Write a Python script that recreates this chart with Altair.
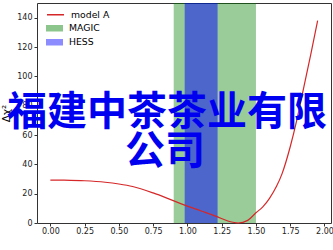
import altair as alt
import pandas as pd

# curve
alpha_vals = [0.00, 0.10, 0.25, 0.40, 0.50, 0.60, 0.75, 0.85, 0.97, 1.10, 1.21, 1.30, 1.37, 1.44, 1.50, 1.55, 1.60, 1.65, 1.69, 1.75, 1.80, 1.85, 1.90, 1.95]
chi2_vals  = [29.3, 29.2, 28.8, 27.8, 26.6, 24.9, 20.5, 17.0, 12.5, 8.2, 4.5, 1.2, 0.0, 1.8, 7.0, 11.0, 17.0, 25.0, 33.5, 52.0, 71.0, 93.0, 115.0, 138.0]

band_names = ["MAGIC", "HESS"]
band_lo = [0.90, 0.98]
band_hi = [1.50, 1.22]
band_colors = ["#008000", "#0000ff"]

line_name = ["model A"]
line_color = ["#d62728"]

x_ticks = [0.0, 0.25, 0.5, 0.75, 1.0, 1.25, 1.5, 1.75, 2.0]
y_ticks = [0, 20, 40, 60, 80, 100, 120, 140]

wm_lines = ["福建中茶茶业有限", "公司"]

curve = pd.DataFrame({"alpha": alpha_vals, "chi2": chi2_vals, "name": line_name * len(alpha_vals)})
bands = pd.DataFrame({"lo": band_lo, "hi": band_hi, "name": band_names})

xscale = alt.Scale(domain=[-0.0975, 2.0475], nice=False, zero=False)
yscale = alt.Scale(domain=[0, 150], nice=False)

common_leg = dict(title=None, orient="none", padding=0, clipHeight=11.5, rowPadding=2,
                  symbolSize=289, labelOffset=6, labelFontSize=9.3, labelFont="DejaVu Sans",
                  labelColor="#000", legendX=9)

line_legend = alt.Legend(legendY=6, symbolType="stroke", symbolStrokeWidth=1.4, **common_leg)
band_legend = alt.Legend(legendY=19.5, symbolType="M-1,-0.38L1,-0.38L1,0.38L-1,0.38Z",
                         symbolOpacity=0.45, symbolStrokeWidth=0, **common_leg)

xaxis = alt.Axis(values=x_ticks, format=".2f", title="Cosmic-ray profile α", grid=False, domain=False,
                 labelFontSize=8, labelFont="DejaVu Sans", labelColor="#222", tickSize=3, tickColor="#333",
                 labelPadding=1.5, titleFontSize=10.5, titleFont="DejaVu Sans", titleFontWeight="normal",
                 titleColor="#000", titleY=242, titleBaseline="alphabetic")
yaxis = alt.Axis(values=y_ticks, title="Δχ²", grid=False, domain=False,
                 labelFontSize=8, labelFont="DejaVu Sans", labelColor="#222", tickSize=3, tickColor="#333",
                 labelPadding=2, titleFontSize=10.5, titleFont="DejaVu Sans", titleFontWeight="normal",
                 titleColor="#000", titleX=-31, titleY=110, titleAngle=-90, titleAlign="center",
                 titleBaseline="middle")

band_layer = alt.Chart(bands).mark_rect().encode(
    x=alt.X("lo:Q", scale=xscale, axis=xaxis),
    x2="hi:Q",
    y=alt.value(0),
    y2=alt.value(220),
    fill=alt.Fill("name:N", scale=alt.Scale(domain=band_names, range=band_colors), legend=band_legend),
    opacity=alt.condition("datum.name == 'HESS'", alt.value(0.5), alt.value(0.4)),
)

line_layer = alt.Chart(curve).mark_line(strokeWidth=1.2, interpolate="monotone").encode(
    x=alt.X("alpha:Q", scale=xscale, axis=xaxis),
    y=alt.Y("chi2:Q", scale=yscale, axis=yaxis),
    stroke=alt.Stroke("name:N", scale=alt.Scale(domain=line_name, range=line_color), legend=line_legend),
)

wm1 = alt.Chart(pd.DataFrame({"t": [wm_lines[0]]})).mark_text(
    font="Noto Sans CJK SC", fontWeight="bold", fontSize=40, color="#0000f0",
    align="center", baseline="alphabetic").encode(
    text="t:N", x=alt.value(130), y=alt.value(121.5))
wm2 = alt.Chart(pd.DataFrame({"t": [wm_lines[1]]})).mark_text(
    font="Noto Sans CJK SC", fontWeight="bold", fontSize=40, color="#0000f0",
    align="center", baseline="alphabetic").encode(
    text="t:N", x=alt.value(128), y=alt.value(161))

chart = alt.layer(band_layer, line_layer, wm1, wm2).properties(
    width=294, height=220,
    autosize=alt.AutoSizeParams(type="none"),
    padding={"left": 37, "top": 3, "right": 2, "bottom": 27},
    background="white",
).resolve_scale(fill="independent", stroke="independent").configure_view(stroke="#333", strokeWidth=1)

chart.save("out.html", embed_options={"renderer": "svg", "actions": False})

= = = = =

▸ **Exercise**
Reproduce all of the data exactly; the pictures do not belong in the copy.

▸ **Exercise answer**
Write a Python script that recreates this chart with Altair.
import altair as alt
import pandas as pd

# curve
alpha_vals = [0.00, 0.10, 0.25, 0.40, 0.50, 0.60, 0.75, 0.85, 0.97, 1.10, 1.21, 1.30, 1.37, 1.44, 1.50, 1.55, 1.60, 1.65, 1.69, 1.75, 1.80, 1.85, 1.90, 1.95]
chi2_vals  = [29.3, 29.2, 28.8, 27.8, 26.6, 24.9, 20.5, 17.0, 12.5, 8.2, 4.5, 1.2, 0.0, 1.8, 7.0, 11.0, 17.0, 25.0, 33.5, 52.0, 71.0, 93.0, 115.0, 138.0]

band_names = ["MAGIC", "HESS"]
band_lo = [0.90, 0.98]
band_hi = [1.50, 1.22]
band_colors = ["#008000", "#0000ff"]

line_name = ["model A"]
line_color = ["#d62728"]

x_ticks = [0.0, 0.25, 0.5, 0.75, 1.0, 1.25, 1.5, 1.75, 2.0]
y_ticks = [0, 20, 40, 60, 80, 100, 120, 140]

wm_lines = ["福建中茶茶业有限", "公司"]

curve = pd.DataFrame({"alpha": alpha_vals, "chi2": chi2_vals, "name": line_name * len(alpha_vals)})
bands = pd.DataFrame({"lo": band_lo, "hi": band_hi, "name": band_names})

xscale = alt.Scale(domain=[-0.0975, 2.0475], nice=False, zero=False)
yscale = alt.Scale(domain=[0, 150], nice=False)

common_leg = dict(title=None, orient="none", padding=0, clipHeight=11.5, rowPadding=2,
                  symbolSize=289, labelOffset=6, labelFontSize=9.3, labelFont="DejaVu Sans",
                  labelColor="#000", legendX=9)

line_legend = alt.Legend(legendY=6, symbolType="stroke", symbolStrokeWidth=1.4, **common_leg)
band_legend = alt.Legend(legendY=19.5, symbolType="M-1,-0.38L1,-0.38L1,0.38L-1,0.38Z",
                         symbolOpacity=0.45, symbolStrokeWidth=0, **common_leg)

xaxis = alt.Axis(values=x_ticks, format=".2f", title="Cosmic-ray profile α", grid=False, domain=False,
                 labelFontSize=8, labelFont="DejaVu Sans", labelColor="#222", tickSize=3, tickColor="#333",
                 labelPadding=1.5, titleFontSize=10.5, titleFont="DejaVu Sans", titleFontWeight="normal",
                 titleColor="#000", titleY=242, titleBaseline="alphabetic")
yaxis = alt.Axis(values=y_ticks, title="Δχ²", grid=False, domain=False,
                 labelFontSize=8, labelFont="DejaVu Sans", labelColor="#222", tickSize=3, tickColor="#333",
                 labelPadding=2, titleFontSize=10.5, titleFont="DejaVu Sans", titleFontWeight="normal",
                 titleColor="#000", titleX=-31, titleY=110, titleAngle=-90, titleAlign="center",
                 titleBaseline="middle")

band_layer = alt.Chart(bands).mark_rect().encode(
    x=alt.X("lo:Q", scale=xscale, axis=xaxis),
    x2="hi:Q",
    y=alt.value(0),
    y2=alt.value(220),
    fill=alt.Fill("name:N", scale=alt.Scale(domain=band_names, range=band_colors), legend=band_legend),
    opacity=alt.condition("datum.name == 'HESS'", alt.value(0.5), alt.value(0.4)),
)

line_layer = alt.Chart(curve).mark_line(strokeWidth=1.2, interpolate="monotone").encode(
    x=alt.X("alpha:Q", scale=xscale, axis=xaxis),
    y=alt.Y("chi2:Q", scale=yscale, axis=yaxis),
    stroke=alt.Stroke("name:N", scale=alt.Scale(domain=line_name, range=line_color), legend=line_legend),
)

wm1 = alt.Chart(pd.DataFrame({"t": [wm_lines[0]]})).mark_text(
    font="Noto Sans CJK SC", fontWeight="bold", fontSize=40, color="#0000f0",
    align="center", baseline="alphabetic").encode(
    text="t:N", x=alt.value(130), y=alt.value(121.5))
wm2 = alt.Chart(pd.DataFrame({"t": [wm_lines[1]]})).mark_text(
    font="Noto Sans CJK SC", fontWeight="bold", fontSize=40, color="#0000f0",
    align="center", baseline="alphabetic").encode(
    text="t:N", x=alt.value(128), y=alt.value(161))

chart = alt.layer(band_layer, line_layer, wm1, wm2).properties(
    width=294, height=220,
    autosize=alt.AutoSizeParams(type="none"),
    padding={"left": 37, "top": 3, "right": 2, "bottom": 27},
    background="white",
).resolve_scale(fill="independent", stroke="independent").configure_view(stroke="#333", strokeWidth=1)

chart.save("out.html", embed_options={"renderer": "svg", "actions": False})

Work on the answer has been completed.